While coaxing and carrying nearly 8,500 Israeli settlers in Gaza from their homes, no Israeli fired a shot against another. Despite reports that significant numbers of Israeli soldiers would refuse orders, only two did.
The alacrity of the pullout and its relatively minimal levels of violence showed that dismantling settlements is doable for one main reason. Even if many settlers and their supporters found the idea of forced removal abhorrent, turning guns against one's own troops was even more unfathomable.
"The victory for both sides is that we maintained an open dialogue with the settlers and their leaders," says Major Sharon Finegold, a spokeswoman for the Israeli Defense Forces (IDF). "The restraint that we showed led to the fact that most people left without a major struggle."
Still, disengagement is hardly over, and formidable challenges lie ahead. And even though the withdrawal is moving ahead of plan, Israel says it does not want the world in general - and the Palestinians in particular - to get the wrong impression.

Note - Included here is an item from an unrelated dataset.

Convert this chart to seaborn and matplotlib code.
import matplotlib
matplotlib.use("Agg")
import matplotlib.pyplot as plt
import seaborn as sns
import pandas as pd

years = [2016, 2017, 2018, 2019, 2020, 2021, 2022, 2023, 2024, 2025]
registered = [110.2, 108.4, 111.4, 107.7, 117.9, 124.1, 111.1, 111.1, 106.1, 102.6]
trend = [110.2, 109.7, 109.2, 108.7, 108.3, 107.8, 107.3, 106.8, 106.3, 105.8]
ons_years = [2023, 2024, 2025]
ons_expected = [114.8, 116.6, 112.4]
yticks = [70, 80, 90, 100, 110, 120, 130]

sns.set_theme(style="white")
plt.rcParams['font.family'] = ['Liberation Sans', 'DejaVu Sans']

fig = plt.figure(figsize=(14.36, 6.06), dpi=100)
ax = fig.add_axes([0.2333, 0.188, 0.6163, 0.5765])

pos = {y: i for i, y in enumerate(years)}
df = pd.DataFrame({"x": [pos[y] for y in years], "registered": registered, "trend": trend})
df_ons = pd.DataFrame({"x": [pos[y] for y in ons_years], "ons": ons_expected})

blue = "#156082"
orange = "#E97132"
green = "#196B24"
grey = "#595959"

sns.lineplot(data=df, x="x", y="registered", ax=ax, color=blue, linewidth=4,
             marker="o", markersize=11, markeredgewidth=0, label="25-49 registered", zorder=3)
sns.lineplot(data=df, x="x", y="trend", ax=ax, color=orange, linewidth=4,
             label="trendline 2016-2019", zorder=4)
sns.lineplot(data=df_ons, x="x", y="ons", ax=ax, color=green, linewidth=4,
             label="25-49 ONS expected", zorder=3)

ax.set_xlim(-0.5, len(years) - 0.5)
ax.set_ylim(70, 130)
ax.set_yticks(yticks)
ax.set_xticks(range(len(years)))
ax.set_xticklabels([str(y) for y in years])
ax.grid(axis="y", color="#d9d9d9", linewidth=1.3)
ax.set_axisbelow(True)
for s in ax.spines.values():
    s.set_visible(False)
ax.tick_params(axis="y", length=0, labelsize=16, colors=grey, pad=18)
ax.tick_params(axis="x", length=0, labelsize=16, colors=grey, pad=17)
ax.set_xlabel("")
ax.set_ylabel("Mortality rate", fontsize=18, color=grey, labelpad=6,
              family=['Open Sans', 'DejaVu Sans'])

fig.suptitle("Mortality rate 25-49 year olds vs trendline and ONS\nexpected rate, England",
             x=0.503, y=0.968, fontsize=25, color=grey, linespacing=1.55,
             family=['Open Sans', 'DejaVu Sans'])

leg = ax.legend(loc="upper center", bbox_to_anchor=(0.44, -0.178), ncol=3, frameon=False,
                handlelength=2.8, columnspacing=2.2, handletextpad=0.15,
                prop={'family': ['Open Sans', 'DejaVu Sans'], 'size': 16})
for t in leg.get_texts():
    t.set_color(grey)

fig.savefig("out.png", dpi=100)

"We've finished making unilateral, painful concessions," says Ranaan Gissin, a spokesman for Prime Minister Ariel Sharon. "After the euphoria dies, the Palestinians will have to get down to taking real steps to show that they can stop terrorist activity.
"I would suggest to the Palestinians to hold your horses, because we are much stronger than we were when we sat in Gaza," Dr. Gissin says. "So if anyone has illusions that this means they can force Israel into making further concessions under pressure of violence, they're in for a big surprise."
Gissin's assessment that Israel will become stronger by becoming smaller is based on several strategic conclusions reached by supporters of the pullout.
By no longer having citizens in Gaza, Israel decreases soldiers' and settlers' vulnerability to attacks by Palestinians. But if Israel is attacked from Gaza in the future, it will likely respond with more firepower than before, because it will no longer be facing the complication of fighting people living under Israel's military rule. Palestinian militants, in turn, will find it harder to argue that they are simply struggling against an occupation.
Another important consideration is calculated purely in terms of demographics, which have always been an important factor in the conflict, but have recently become more pressing.
Palestinians have a higher rate of population increase than Israelis. And when the entire population of Israel, the West Bank, and the Gaza Strip is calculated, non-Jews now outnumber Jews. But according to a new study published in the left-wing Haaretz newspaper, after the withdrawal from the Gaza Strip Israel can be assured of a Jewish majority for the next 20 years.